ABSTRACT
Item response theory (IRT) is a collection of statistical models and methods used throughout the social sciences to construct tests and generate scores for individuals. IRT is widely used in high-stakes tests (e.g., GMAT, GRE, LSAT), state summative assessments, credentialing exams (e.g., NCLEX-RN), large-scale educational surveys (e.g., NAEP, PISA, TIMSS), and other aptitude tests (e.g., ASVAB). Though IRT is most closely associated with educational measurement, it has been used in many disciplines due to the generality of the underlying statistical framework. More specifically, in IRT, the individual trait is unobserved, or latent, and is assumed to underlie the observed item responses. In educational testing, the latent trait is typically interpreted as ability. However, the idea of a latent trait is quite general, and consequently IRT has been used in many other disciplines. For example, IRT has been used to study depression in clinical psychology, ideology in political science, and quality of life in healthcare.
An IRT model defines the probability of an item response as a mathematical function of the latent trait as well as item parameters, such as item difficulty. Typically, IRT analyses proceed in two stages. In a first stage, the observed item responses from a sample of individuals are used to estimate the item parameters. In a second stage, these item parameter estimates, along with an individual’s item responses, are used to estimate the individual’s latent trait. This latent trait estimate is the individual’s IRT score.

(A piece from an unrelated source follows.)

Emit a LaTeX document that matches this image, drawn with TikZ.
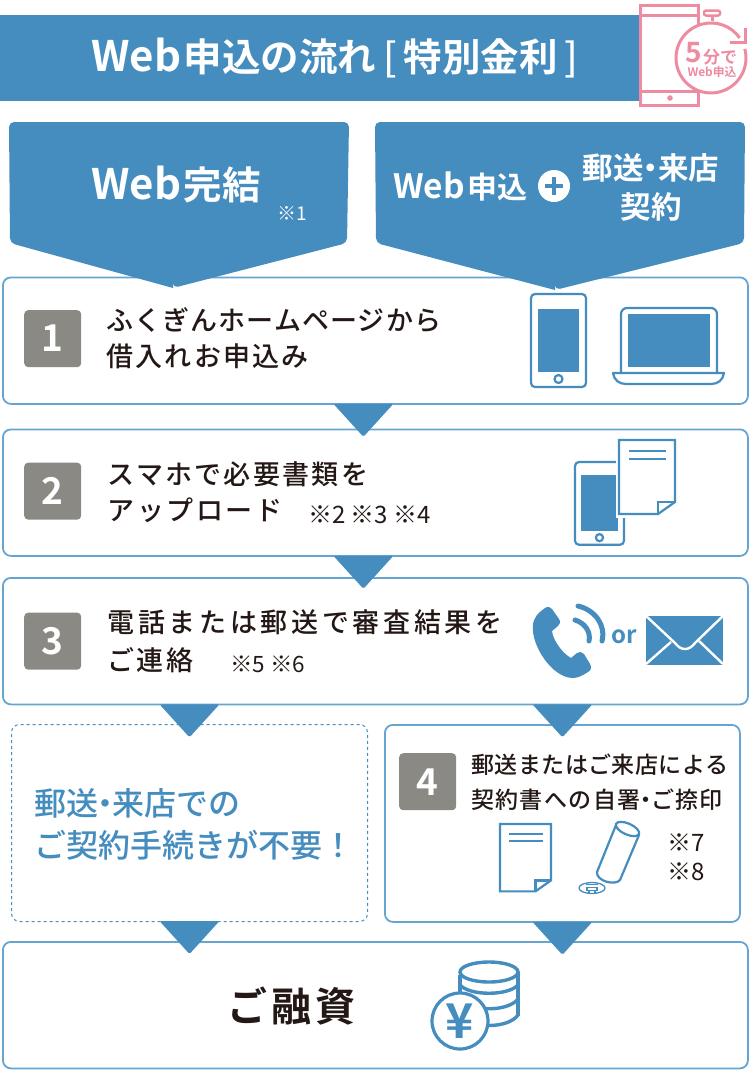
\documentclass[tikz,border=0pt]{standalone}
\usepackage{fontspec}
\usetikzlibrary{positioning}
\setmainfont{Noto Sans CJK JP}
\newfontfamily\jpmed{Noto Sans CJK JP Medium}
\newfontfamily\jpbold{Noto Sans CJK JP Bold}
\definecolor{mainblue}{HTML}{458CBF}
\definecolor{edgeblue}{HTML}{67A4D0}
\definecolor{clockpink}{HTML}{EE8BA0}
\definecolor{inkdark}{HTML}{231815}
\definecolor{badgegray}{HTML}{8A8984}
\newcommand{\dropmark}[1]{\fill[mainblue, rounded corners=1.5pt, shift={(#1)}] (-30,-1) -- (30,-1) -- (0,32) -- cycle;}
\newcommand{\dotsep}{\kern-.27em・\kern-.27em}
\newcommand{\bigweb}[1]{{\fontsize{#1}{#1}\selectfont Web}}
\tikzset{
	pics/phoneicon/.style={code={
		\draw[iconline, rounded corners=4pt] (0,0) rectangle (55,93);
		\fill[mainblue] (7,15) rectangle (48,78);
		\draw[iconline] (27.5,85) circle (4);
	}},
	pics/docicon/.style={code={
		\draw[white, line width=7pt] (0,0) -- (0,74) -- (39,74);
		\draw[iconline, fill=white] (0,0) -- (56,0) -- (56,62) -- (39,74) -- (0,74) -- cycle;
		\draw[iconline] (39,74) -- (39,62) -- (56,62);
		\draw[iconline] (10,11) -- (47,11) (10,19) -- (47,19);
	}},
}
\begin{document}
\begin{tikzpicture}[
		x=1pt, y=-1pt,
		iconline/.style={draw=mainblue, line width=2.2pt},
		stepbox/.style={draw=edgeblue, line width=1.8pt, fill=white, rounded corners=8pt, minimum width=745pt, minimum height=126.5pt, inner sep=0pt},
		numbadge/.style={fill=badgegray, rounded corners=4pt, minimum size=57pt, inner sep=0pt, text=white, font=\jpbold\fontsize{37}{40}\selectfont},
		steptext/.style={align=left, inner sep=0pt, text=inkdark, font=\jpmed\fontsize{27}{36}\selectfont},
		notetext/.style={inner sep=0pt, text=inkdark, font=\fontsize{24}{26}\selectfont},
		headtext/.style={align=center, inner sep=0pt, text=white, font=\jpbold\fontsize{30.5}{39}\selectfont},
	]
	\useasboundingbox (0,0) rectangle (751,1082);
	% header
	\node [fill=mainblue, minimum width=639pt, minimum height=86pt, inner sep=0pt, anchor=north west] (titlebar) at (0,15) {};
	\node [headtext, anchor=west, font=\jpbold\fontsize{38.5}{40}\selectfont] (titletext) at (91,58) {\bigweb{42}\hspace{2.5pt}申込の流れ\hspace{7pt}{\jpmed[}\hspace{7pt}特別金利\hspace{7pt}{\jpmed]}};
	% clock
	\draw[clockpink, line width=3pt, fill=white] (640.5,5.5) rectangle (698,105);
	\draw[clockpink, line width=3pt] (640.5,15) -- (698,15) (640.5,91) -- (698,91);
	\fill[clockpink] (670,98) circle (2.8);
	\draw[clockpink, line width=3pt] (712,21) -- (712,15);
	\draw[clockpink, line width=2.5pt, fill=white, rounded corners=2pt] (704,10.5) rectangle (720,15.5);
	\fill[white] (711,58) circle (36);
	\draw[clockpink, line width=3pt] (744.8,48.9) arc[start angle=-15, end angle=325, radius=35];
	\draw[clockpink, line width=3pt] (730,42) -- (745,42) -- (745,28);
	\node [inner sep=0pt, text=clockpink, anchor=base west, font=\jpbold\fontsize{28}{28}\selectfont] (clockfive) at (685.5,62) {5};
	\node [inner sep=0pt, text=clockpink, anchor=base west, font=\jpbold\fontsize{17}{17}\selectfont] (clockmin) at (703,63) {分で};
	\node [inner sep=0pt, text=clockpink, font=\jpbold\fontsize{11.8}{12}\selectfont] (clockweb) at (712,72.5) {Web申込};
	% step boxes
	\node [stepbox, anchor=north west] (stepone) at (2,276.5) {};
	\node [stepbox, anchor=north west] (steptwo) at (2,428.5) {};
	\node [stepbox, anchor=north west] (stepthree) at (2,577) {};
	\node [stepbox, anchor=north west] (stepend) at (2,941) {};
	\node [stepbox, anchor=north west, minimum width=355pt, minimum height=197pt] (fourbox) at (384,724) {};
	\node [stepbox, anchor=north west, draw=mainblue, line width=1pt, dashed, minimum width=356pt, minimum height=197pt, fill=none] (dashbox) at (11,724) {};
	% heads
	\fill[mainblue, rounded corners=5pt] (9,122) -- (349,122) -- (347,243) -- (173,288) [sharp corners] -- (173,288) [rounded corners=5pt] -- (10,243) -- cycle;
	\fill[mainblue, rounded corners=5pt] (375,122) -- (745,122) -- (744,243) -- (555,290) [sharp corners] -- (555,290) [rounded corners=5pt] -- (376,243) -- cycle;
	\node [headtext, anchor=west, font=\jpbold\fontsize{38.5}{42}\selectfont] (headweb) at (91,185) {\bigweb{42}\hspace{2.5pt}完結};
	\node [inner sep=0pt, text=white, font=\fontsize{19}{20}\selectfont] (noteone) at (292,213) {※1};
	\node [headtext, anchor=west, font=\jpbold\fontsize{30}{32}\selectfont] (headapply) at (393,186) {\bigweb{33.5}\hspace{2.5pt}申込};
	\node [circle, fill=white, minimum size=32pt, inner sep=0pt, anchor=center] (plusmark) at (554,186) {};
	\draw[mainblue, line width=3.5pt] ([xshift=-9pt]plusmark.center) -- ([xshift=9pt]plusmark.center) ([yshift=-9pt]plusmark.center) -- ([yshift=9pt]plusmark.center);
	\node [headtext] (headpost) at (651,187.5) {郵送\dotsep 来店\\契約};
	% step one
	\node [numbadge, right=22pt of stepone.west, yshift=2pt] (numone) {1};
	\node [steptext, right=25pt of numone] (textone) {\addfontfeature{LetterSpace=4}ふくぎんホームページから\\\addfontfeature{LetterSpace=8}借入れお申込み};
	\pic at (531,294) {phoneicon};
	\draw[iconline, rounded corners=6pt] (621,373) -- (621,308) -- (717,308) -- (717,373);
	\fill[mainblue] (628,314) rectangle (710,367);
	\draw[iconline, line join=round] (613,373) -- (724,373) .. controls (723,380) and (718,384) .. (711,384) -- (626,384) .. controls (619,384) and (614,380) .. (613,373) -- cycle;
	% step two
	\node [numbadge, right=22pt of steptwo.west, yshift=1.5pt] (numtwo) {2};
	\node [steptext, right=26pt of numtwo, yshift=-1.5pt] (texttwo) {\addfontfeature{LetterSpace=8.5}スマホで必要書類を\\\addfontfeature{LetterSpace=9.5}アップロード};
	\node [notetext, anchor=west] (notetwo) at (308,515) {※2 ※3 ※4};
	\pic[scale=.89] at (575,462) {phoneicon};
	\pic at (619,440) {docicon};
	% step three
	\node [numbadge, right=22pt of stepthree.west] (numthree) {3};
	\node [steptext, right=26pt of numthree] (textthree) {\addfontfeature{LetterSpace=13.5}電話または郵送で審査結果を\\[2pt]\addfontfeature{LetterSpace=9}ご\hspace{2pt}連絡};
	\node [notetext, anchor=west, font=\fontsize{22.5}{26}\selectfont] (notethree) at (230,664) {※5 ※6};
	\fill[mainblue] (545,608) .. controls (548,606) and (550,607) .. (552,609) -- (559,619) .. controls (561,622) and (560,624) .. (558,626) -- (552,631) .. controls (553,640) and (562,653) .. (571,658) -- (577,653) .. controls (579,651) and (582,652) .. (584,654) -- (590,664) .. controls (592,668) and (591,670) .. (588,672) .. controls (582,676) and (577,678) .. (573,678) .. controls (552,678) and (531,645) .. (533,626) .. controls (533,618) and (538,613) .. (545,608) -- cycle;
	\draw[mainblue, line width=5pt, line cap=round] (575,620) .. controls (585,623) and (591,632) .. (589,641);
	\draw[mainblue, line width=5pt, line cap=round] (578,606) .. controls (595,610) and (606,625) .. (602,641);
	\node [inner sep=0pt, text=mainblue, font=\jpbold\fontsize{24}{24}\selectfont] (ormark) at (624,637) {or};
	\fill[mainblue] (646,616) rectangle (723,665);
	\draw[white, line width=2.4pt] (645,615) -- (675,643) .. controls (681,651) and (689,651) .. (695,643) -- (724,615);
	\draw[white, line width=2.4pt] (646,664) -- (671,642) (723,664) -- (699,641);
	% left branch
	\node [inner sep=0pt, align=left, text=mainblue, font=\jpmed\fontsize{32}{42}\selectfont, anchor=west] (freetext) at (34,824) {郵送\dotsep 来店での\\ご契約手続きが不要！};
	% step four
	\node [numbadge, anchor=north west] (numfour) at (399,753) {4};
	\node [steptext, anchor=north west, font=\jpmed\fontsize{23}{35}\selectfont] (textfour) at (471,754) {\addfontfeature{LetterSpace=2}郵送またはご来店による\\\addfontfeature{LetterSpace=6}契約書への自署\dotsep ご捺印};
	\pic[scale=.91] at (500,824) {docicon};
	\draw[iconline, fill=white] (616,825) -- (597,872) .. controls (596,881) and (615,886) .. (620,880) -- (639,835);
	\draw[iconline, rotate around={-24:(627.5,829)}] (627.5,829) ellipse [x radius=12.5, y radius=5.5];
	\draw[mainblue, line width=1.3pt] (592,888) ellipse [x radius=13, y radius=5.5];
	\draw[mainblue, line width=1.1pt] (586,884.5) -- (598,884.5) (587,887.5) rectangle (597,890.5) (589,890.5) -- (589,892.5) (595,890.5) -- (595,892.5);
	\node [notetext, anchor=west] (noteseven) at (667,843) {※7};
	\node [notetext, anchor=west] (noteeight) at (667,872) {※8};
	% end
	\node [inner sep=0pt, text=inkdark, font=\jpbold\fontsize{40}{42}\selectfont, anchor=west] (endtext) at (227,1006) {\addfontfeature{LetterSpace=10}ご融資};
	\draw[mainblue, line width=3.4pt] (460,975) -- (460,1018) (518,972) -- (518,1016);
	\draw[mainblue, line width=3.4pt] (489,972) ellipse [x radius=29, y radius=10];
	\draw[mainblue, line width=3.4pt] (460,985) .. controls (470,996) and (508,996) .. (518,985);
	\draw[mainblue, line width=3.4pt] (460,999) .. controls (470,1012) and (508,1012) .. (518,999);
	\draw[mainblue, line width=3.4pt] (460,1015) .. controls (470,1029) and (508,1029) .. (518,1015);
	\node [circle, draw=mainblue, line width=3.2pt, fill=white, minimum size=56pt, inner sep=0pt, text=mainblue, font=\jpbold\fontsize{48}{48}\selectfont] (coinfront) at (460,1021) {¥};
	% marks between boxes
	\dropmark{[xshift=-12pt]stepone.south}
	\dropmark{[xshift=-12pt]steptwo.south}
	\dropmark{stepthree.south -| dashbox.south}
	\dropmark{stepthree.south -| fourbox.south}
	\dropmark{dashbox.south}
	\dropmark{fourbox.south}
\end{tikzpicture}
\end{document}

The separation of item and person parameters is a distinguishing feature of the IRT framework, and it provides a great degree of flexibility in test construction and other applications. For instance, item parameter estimates from different tests can be transformed to be on the same scale. Then, subsets of items can be selected to create different test forms, and the resulting test scores will still be directly comparable. In general, this is the process underlying computerized adaptive testing, where each test is tailored to the examinee’s ability.